The town of Gananoque, 20 minutes from Kingston, is fighting to keep its local 1000 Islands Casino.
The casino built in Kingston would be considered an urban casino, meaning the majority of the clientele would be locals.
“There is a difference in the financial impact on the city depending on the clientele.
“If they are Kingstonians, then it takes directly away from available cash and what people spend in the area.
“That seems to be what the case would be here,” Olney said.
Olney said that business at local shops and restaurants decreases with the creation of a casino, as the casino provides the same luxuries without patrons having to leave the premises. With this, there is a decrease in job availability that won’t be accounted for with the provided casino jobs.
“There are some things one might do if you feel they have merit, and yet they also have other problems. I can see no merit [in casinos] but I can see that it causes a whole lot of other additional social problems and those are really severe,” Olney said.
“From my point of view they are the most severe to the most vulnerable.”

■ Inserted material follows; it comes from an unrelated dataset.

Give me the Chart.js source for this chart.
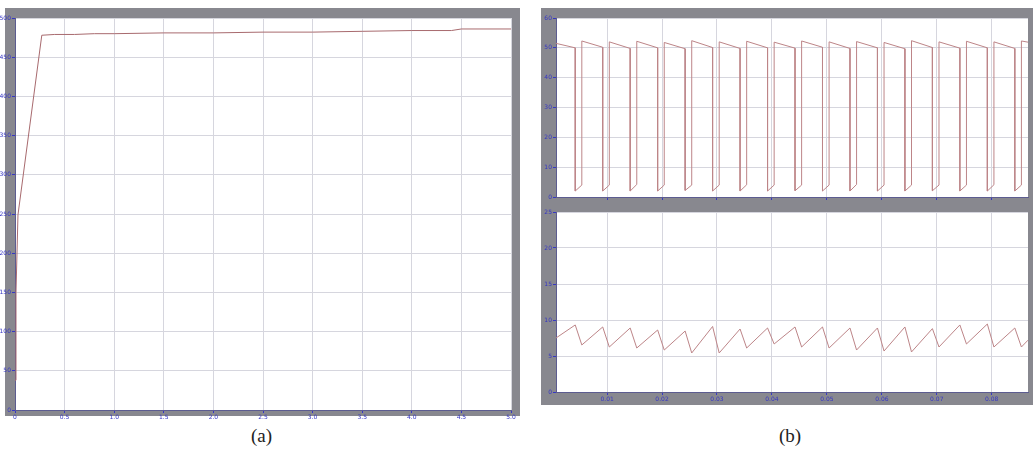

Her husband, Andrejs Skaburskis, a Queen’s professor in the School of Urban and Regional Planning and a fellow founding member of No Casino Kingston, is interested in the “financial implications of the added policing and social service costs created by having a casino nearby,” according to a statement he provided to the Journal.
“This is called the tax on poor and the effects are likely to differ among different socio-economic groups,” he said in a later interview.